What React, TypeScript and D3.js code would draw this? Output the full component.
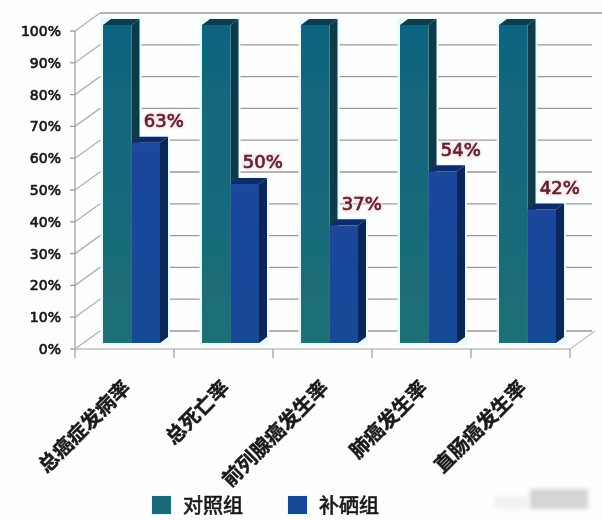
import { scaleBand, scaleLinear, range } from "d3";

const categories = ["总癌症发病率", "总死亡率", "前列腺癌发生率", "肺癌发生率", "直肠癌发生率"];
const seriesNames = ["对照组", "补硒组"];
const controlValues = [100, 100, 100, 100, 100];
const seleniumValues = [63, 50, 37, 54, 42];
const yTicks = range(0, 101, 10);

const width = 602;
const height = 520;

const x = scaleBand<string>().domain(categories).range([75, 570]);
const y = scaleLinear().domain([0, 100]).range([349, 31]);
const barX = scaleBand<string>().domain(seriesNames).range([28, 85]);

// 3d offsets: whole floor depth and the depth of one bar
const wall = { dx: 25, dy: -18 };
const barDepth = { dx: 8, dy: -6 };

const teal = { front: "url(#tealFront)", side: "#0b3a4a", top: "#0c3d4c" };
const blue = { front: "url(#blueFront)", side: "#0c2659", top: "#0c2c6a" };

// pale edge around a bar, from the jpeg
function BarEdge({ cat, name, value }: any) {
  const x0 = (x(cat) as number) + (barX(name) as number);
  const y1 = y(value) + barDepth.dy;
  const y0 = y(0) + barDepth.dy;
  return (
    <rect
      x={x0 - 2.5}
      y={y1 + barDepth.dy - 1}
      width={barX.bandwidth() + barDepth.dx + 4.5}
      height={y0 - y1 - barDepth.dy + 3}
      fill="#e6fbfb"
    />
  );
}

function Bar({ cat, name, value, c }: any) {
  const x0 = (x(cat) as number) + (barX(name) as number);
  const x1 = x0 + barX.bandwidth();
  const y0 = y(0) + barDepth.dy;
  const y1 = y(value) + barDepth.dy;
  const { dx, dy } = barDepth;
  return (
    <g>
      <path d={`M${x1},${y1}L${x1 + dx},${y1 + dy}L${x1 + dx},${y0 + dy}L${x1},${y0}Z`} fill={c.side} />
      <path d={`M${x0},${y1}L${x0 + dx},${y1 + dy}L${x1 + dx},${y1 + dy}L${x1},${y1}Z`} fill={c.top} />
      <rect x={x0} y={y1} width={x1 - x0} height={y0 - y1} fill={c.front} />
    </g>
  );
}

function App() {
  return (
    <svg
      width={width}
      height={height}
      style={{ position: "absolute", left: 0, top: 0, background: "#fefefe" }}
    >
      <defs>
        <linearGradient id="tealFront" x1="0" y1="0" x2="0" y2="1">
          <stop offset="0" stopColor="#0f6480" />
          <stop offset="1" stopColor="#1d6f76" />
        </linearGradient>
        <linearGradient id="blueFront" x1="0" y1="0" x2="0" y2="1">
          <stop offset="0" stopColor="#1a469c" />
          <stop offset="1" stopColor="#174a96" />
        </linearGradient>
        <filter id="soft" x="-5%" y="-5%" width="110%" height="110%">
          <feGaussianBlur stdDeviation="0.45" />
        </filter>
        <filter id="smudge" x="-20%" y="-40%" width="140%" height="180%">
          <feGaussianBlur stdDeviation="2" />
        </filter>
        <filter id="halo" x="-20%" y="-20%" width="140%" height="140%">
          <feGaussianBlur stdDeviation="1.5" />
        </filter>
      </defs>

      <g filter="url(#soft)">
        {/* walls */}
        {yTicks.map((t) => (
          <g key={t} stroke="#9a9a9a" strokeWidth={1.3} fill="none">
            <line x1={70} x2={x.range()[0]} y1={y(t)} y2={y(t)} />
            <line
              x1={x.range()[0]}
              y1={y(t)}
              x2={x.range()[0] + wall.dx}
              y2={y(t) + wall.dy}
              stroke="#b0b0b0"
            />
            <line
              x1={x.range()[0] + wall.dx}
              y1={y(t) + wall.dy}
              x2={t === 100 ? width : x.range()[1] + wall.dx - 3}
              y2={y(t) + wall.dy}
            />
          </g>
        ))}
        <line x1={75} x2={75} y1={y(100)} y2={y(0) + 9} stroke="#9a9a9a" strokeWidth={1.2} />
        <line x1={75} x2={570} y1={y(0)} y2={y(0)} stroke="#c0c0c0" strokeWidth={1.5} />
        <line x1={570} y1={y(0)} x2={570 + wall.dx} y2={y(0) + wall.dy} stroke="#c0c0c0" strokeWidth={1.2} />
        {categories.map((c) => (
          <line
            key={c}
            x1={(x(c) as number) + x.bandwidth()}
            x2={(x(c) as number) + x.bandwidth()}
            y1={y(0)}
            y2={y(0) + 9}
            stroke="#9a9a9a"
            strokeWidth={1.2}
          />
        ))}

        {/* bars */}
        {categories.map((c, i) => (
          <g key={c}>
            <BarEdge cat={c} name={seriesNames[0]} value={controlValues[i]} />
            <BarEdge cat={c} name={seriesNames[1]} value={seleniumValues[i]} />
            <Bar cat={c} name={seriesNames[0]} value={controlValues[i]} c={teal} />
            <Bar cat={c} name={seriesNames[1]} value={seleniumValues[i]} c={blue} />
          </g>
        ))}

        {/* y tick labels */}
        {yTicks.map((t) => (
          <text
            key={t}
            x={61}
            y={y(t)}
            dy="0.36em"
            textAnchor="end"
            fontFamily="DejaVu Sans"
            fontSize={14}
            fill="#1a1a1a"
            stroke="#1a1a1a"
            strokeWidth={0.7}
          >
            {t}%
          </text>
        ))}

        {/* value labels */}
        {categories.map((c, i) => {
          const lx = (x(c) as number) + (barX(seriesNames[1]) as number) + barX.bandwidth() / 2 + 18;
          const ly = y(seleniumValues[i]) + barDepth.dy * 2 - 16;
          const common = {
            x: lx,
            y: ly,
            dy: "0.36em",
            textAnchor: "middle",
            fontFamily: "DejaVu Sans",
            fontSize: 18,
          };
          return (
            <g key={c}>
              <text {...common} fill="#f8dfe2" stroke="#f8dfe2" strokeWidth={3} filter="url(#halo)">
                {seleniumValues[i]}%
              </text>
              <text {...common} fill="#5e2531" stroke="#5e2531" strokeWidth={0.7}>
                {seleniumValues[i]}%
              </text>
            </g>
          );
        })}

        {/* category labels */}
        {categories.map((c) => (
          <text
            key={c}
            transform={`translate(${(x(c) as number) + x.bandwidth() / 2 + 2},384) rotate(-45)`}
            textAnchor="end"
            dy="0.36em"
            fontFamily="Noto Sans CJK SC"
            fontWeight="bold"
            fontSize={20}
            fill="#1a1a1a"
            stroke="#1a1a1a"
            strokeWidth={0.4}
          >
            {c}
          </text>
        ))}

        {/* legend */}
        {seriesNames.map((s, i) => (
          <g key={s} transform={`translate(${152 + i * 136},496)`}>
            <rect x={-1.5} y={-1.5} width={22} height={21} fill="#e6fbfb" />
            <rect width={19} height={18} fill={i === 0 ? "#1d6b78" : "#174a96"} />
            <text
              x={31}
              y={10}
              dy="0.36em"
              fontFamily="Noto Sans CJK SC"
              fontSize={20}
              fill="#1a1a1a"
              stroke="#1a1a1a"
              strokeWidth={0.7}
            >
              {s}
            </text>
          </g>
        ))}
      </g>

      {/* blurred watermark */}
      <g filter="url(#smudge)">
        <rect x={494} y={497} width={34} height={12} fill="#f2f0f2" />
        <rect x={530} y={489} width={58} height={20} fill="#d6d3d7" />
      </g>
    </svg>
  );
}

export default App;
-- -- --
### Aim
Your task is to reproduce exactly the lines from the start of the data above through the line containing "scaleBand, scaleLinear, range", leaving every picture out.

### Exercise response
What React, TypeScript and D3.js code would draw this? Output the full component.
import { scaleBand, scaleLinear, range } from "d3";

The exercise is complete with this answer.